Several important specifics remain unresolved. The exact index-weight threshold that unlocks the 25% allowance has not been spelled out in publicly available FSC documents, nor has the regulator published a compliance timeline indicating when existing funds must adjust their holdings. Whether the threshold is a fixed percentage or one that scales with market conditions is also unclear.

Those gaps matter for two reasons. First, they leave open the question of whether any issuer besides TSMC currently qualifies for the higher cap. Second, the pace of fund rebalancing will shape the market impact. A gradual adjustment would spread buying pressure over weeks or months; a rapid shift could amplify short-term volatility in TSMC and, by extension, the broader Taiex.

No named FSC official, analyst, fund manager, or other market participant has been quoted in available sourcing on the policy rationale, risk-management guardrails, or expected capital flows. Analysts and fund managers are waiting for the full implementing text or supplementary guidance from the Securities and Futures Bureau before committing to specific rebalancing timelines.

How Taiwan’s approach compares globally

Taiwan is not the only market wrestling with index concentration. South Korea has faced similar debates around Samsung Electronics, which dominates the KOSPI. In Europe, ASML’s growing weight on the Amsterdam exchange has prompted discussion about whether Dutch and pan-European fund rules adequately account for single-stock dominance. In the United States, the largest technology companies collectively account for an outsized share of the S&P 500, and periodic calls to revisit diversification requirements for index funds have gained little traction. These comparisons reflect widely reported market dynamics but are presented here as general context rather than sourced to specific studies or regulatory filings.

What sets Taiwan’s approach apart is the conditional structure. Rather than a blanket increase, the FSC built in a trigger mechanism linked to index composition.
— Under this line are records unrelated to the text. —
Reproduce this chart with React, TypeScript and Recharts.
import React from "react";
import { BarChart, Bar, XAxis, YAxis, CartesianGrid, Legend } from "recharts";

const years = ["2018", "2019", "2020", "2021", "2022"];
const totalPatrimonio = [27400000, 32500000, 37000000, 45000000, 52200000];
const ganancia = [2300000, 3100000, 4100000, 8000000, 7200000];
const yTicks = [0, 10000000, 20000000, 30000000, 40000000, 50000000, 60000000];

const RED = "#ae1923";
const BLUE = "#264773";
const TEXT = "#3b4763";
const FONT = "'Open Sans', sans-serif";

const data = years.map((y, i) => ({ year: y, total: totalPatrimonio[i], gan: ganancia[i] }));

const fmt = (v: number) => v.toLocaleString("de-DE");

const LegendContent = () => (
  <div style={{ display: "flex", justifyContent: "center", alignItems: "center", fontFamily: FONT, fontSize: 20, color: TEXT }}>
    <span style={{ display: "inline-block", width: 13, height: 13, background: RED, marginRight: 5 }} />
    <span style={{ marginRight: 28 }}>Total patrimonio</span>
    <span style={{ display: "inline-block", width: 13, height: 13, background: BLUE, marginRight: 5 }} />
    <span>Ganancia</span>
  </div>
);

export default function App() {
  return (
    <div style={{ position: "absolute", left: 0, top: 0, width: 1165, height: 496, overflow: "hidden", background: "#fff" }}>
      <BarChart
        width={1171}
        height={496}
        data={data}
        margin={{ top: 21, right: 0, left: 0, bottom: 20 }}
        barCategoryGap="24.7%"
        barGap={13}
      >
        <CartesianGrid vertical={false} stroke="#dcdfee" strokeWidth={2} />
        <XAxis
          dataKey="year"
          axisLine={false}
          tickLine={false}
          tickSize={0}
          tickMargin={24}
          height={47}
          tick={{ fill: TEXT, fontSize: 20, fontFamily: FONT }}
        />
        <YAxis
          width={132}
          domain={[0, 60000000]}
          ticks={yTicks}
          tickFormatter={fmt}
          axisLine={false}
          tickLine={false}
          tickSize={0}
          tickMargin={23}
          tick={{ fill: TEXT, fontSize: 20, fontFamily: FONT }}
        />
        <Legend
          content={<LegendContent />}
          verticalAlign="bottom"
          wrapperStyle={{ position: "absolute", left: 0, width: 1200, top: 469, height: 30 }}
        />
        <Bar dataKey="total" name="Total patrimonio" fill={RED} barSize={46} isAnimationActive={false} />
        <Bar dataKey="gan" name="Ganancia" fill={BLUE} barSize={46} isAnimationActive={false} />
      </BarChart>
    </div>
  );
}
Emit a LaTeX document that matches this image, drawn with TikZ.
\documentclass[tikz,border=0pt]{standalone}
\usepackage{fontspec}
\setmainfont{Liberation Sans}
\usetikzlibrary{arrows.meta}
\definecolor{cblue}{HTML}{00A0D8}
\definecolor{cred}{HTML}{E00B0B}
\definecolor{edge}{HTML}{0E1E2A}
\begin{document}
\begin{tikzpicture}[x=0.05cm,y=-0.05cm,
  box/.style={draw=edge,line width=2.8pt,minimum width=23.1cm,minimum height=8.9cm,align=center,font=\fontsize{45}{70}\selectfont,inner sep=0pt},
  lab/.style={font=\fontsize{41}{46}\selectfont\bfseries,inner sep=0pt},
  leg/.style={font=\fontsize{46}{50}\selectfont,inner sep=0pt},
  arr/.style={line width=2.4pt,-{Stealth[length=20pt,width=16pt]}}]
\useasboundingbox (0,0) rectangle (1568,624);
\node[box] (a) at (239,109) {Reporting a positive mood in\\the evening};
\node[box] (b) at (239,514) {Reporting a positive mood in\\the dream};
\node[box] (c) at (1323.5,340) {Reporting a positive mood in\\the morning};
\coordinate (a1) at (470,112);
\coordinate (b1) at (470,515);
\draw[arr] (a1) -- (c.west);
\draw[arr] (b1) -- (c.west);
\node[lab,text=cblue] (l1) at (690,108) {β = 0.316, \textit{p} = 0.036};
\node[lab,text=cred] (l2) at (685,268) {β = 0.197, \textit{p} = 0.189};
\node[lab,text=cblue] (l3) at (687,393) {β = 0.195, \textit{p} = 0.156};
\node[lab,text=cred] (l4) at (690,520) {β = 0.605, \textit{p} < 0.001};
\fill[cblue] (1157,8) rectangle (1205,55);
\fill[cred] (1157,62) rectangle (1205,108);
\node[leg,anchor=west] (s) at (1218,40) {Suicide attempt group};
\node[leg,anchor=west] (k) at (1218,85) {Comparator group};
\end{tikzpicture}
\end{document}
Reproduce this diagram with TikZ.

If that model proves effective at balancing flexibility with prudence, it could offer a template for regulators elsewhere facing the same tension between market concentration and fund diversification rules.

What Taiwan-focused fund holders should watch

For investors holding Taiwan-focused funds or ETFs, the practical next step is straightforward: check whether your fund manager has updated its prospectus language or allocation guidance to reflect the new 25% ceiling. Funds that were previously forced to underweight TSMC relative to the Taiex now have room to close that gap, which could meaningfully change both the risk profile and the return characteristics of those vehicles over the coming quarters.

That flexibility cuts both ways. Investors who chose a fund expecting strict diversification may find that a larger TSMC position concentrates their exposure to semiconductor-cycle risk and U.S.-China trade dynamics more than they anticipated. Whether a manager uses the new headroom fully, partially, or not at all is a portfolio-construction decision worth understanding before it shows up in quarterly holdings reports.

The cap increase does not, by itself, predict how much new capital will flow into TSMC. The rule removes a constraint, but actual rebalancing will depend on individual fund mandates, risk appetites, and TSMC’s own earnings trajectory through the rest of 2026. Chip demand, geopolitics, and the company’s capital expenditure plans will shape the stock’s path from here at least as much as the regulatory change that just gave domestic funds more room to participate.